| Exercise prompt |
Skip the pictures, please, and write out exactly the lines from the opening of the data through the line containing "ax.set_ylim(0, 85.2)".

| Information shown |
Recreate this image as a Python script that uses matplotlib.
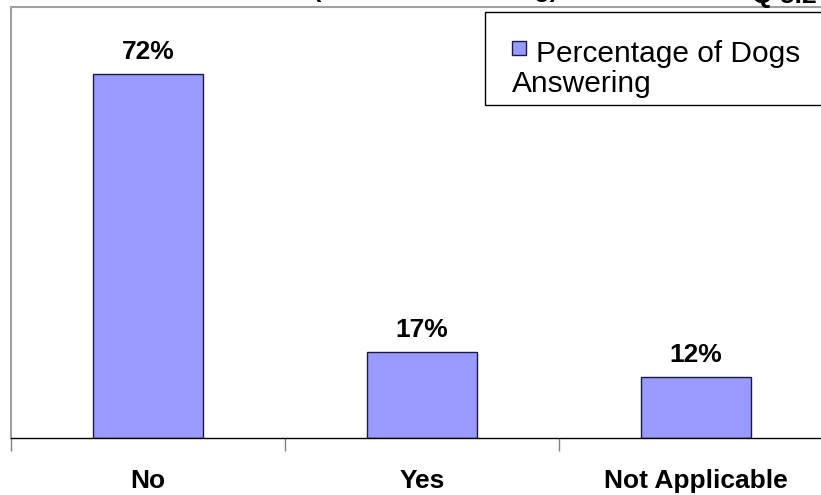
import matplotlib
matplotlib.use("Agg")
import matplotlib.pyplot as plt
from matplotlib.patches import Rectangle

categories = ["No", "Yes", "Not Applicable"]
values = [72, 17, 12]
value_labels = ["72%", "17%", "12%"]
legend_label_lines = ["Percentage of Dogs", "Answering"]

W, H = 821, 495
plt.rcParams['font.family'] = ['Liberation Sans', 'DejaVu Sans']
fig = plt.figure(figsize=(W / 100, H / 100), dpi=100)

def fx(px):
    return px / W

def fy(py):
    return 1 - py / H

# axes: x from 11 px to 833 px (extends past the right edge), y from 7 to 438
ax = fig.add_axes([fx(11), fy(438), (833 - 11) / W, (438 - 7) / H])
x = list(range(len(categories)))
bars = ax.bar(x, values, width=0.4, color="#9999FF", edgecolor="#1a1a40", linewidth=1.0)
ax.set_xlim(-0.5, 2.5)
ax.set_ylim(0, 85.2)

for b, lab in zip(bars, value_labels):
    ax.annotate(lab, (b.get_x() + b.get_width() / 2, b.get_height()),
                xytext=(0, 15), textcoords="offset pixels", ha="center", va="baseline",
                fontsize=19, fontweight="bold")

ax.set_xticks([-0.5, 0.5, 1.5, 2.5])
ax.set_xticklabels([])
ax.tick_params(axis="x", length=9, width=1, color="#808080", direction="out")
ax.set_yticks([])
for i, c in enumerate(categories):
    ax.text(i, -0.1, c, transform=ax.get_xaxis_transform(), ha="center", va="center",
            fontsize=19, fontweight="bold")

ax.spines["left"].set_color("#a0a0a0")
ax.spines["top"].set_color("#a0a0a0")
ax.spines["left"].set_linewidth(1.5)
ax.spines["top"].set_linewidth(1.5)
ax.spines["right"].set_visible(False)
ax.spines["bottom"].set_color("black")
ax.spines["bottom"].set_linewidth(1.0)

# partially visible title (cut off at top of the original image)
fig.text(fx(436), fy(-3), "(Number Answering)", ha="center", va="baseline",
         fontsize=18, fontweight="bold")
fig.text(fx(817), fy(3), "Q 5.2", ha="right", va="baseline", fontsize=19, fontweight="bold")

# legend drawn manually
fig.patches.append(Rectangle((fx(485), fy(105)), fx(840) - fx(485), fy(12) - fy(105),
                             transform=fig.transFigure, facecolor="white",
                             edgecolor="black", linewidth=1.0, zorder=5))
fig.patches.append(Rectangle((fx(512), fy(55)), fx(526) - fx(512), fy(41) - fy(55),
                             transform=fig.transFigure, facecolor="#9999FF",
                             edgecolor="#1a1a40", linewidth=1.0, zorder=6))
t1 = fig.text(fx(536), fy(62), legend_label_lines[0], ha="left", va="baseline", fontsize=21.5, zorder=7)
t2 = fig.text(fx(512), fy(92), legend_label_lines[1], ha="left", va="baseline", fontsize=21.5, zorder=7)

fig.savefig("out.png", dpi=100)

| Result |
Recreate this image as a Python script that uses matplotlib.
import matplotlib
matplotlib.use("Agg")
import matplotlib.pyplot as plt
from matplotlib.patches import Rectangle

categories = ["No", "Yes", "Not Applicable"]
values = [72, 17, 12]
value_labels = ["72%", "17%", "12%"]
legend_label_lines = ["Percentage of Dogs", "Answering"]

W, H = 821, 495
plt.rcParams['font.family'] = ['Liberation Sans', 'DejaVu Sans']
fig = plt.figure(figsize=(W / 100, H / 100), dpi=100)

def fx(px):
    return px / W

def fy(py):
    return 1 - py / H

# axes: x from 11 px to 833 px (extends past the right edge), y from 7 to 438
ax = fig.add_axes([fx(11), fy(438), (833 - 11) / W, (438 - 7) / H])
x = list(range(len(categories)))
bars = ax.bar(x, values, width=0.4, color="#9999FF", edgecolor="#1a1a40", linewidth=1.0)
ax.set_xlim(-0.5, 2.5)
ax.set_ylim(0, 85.2)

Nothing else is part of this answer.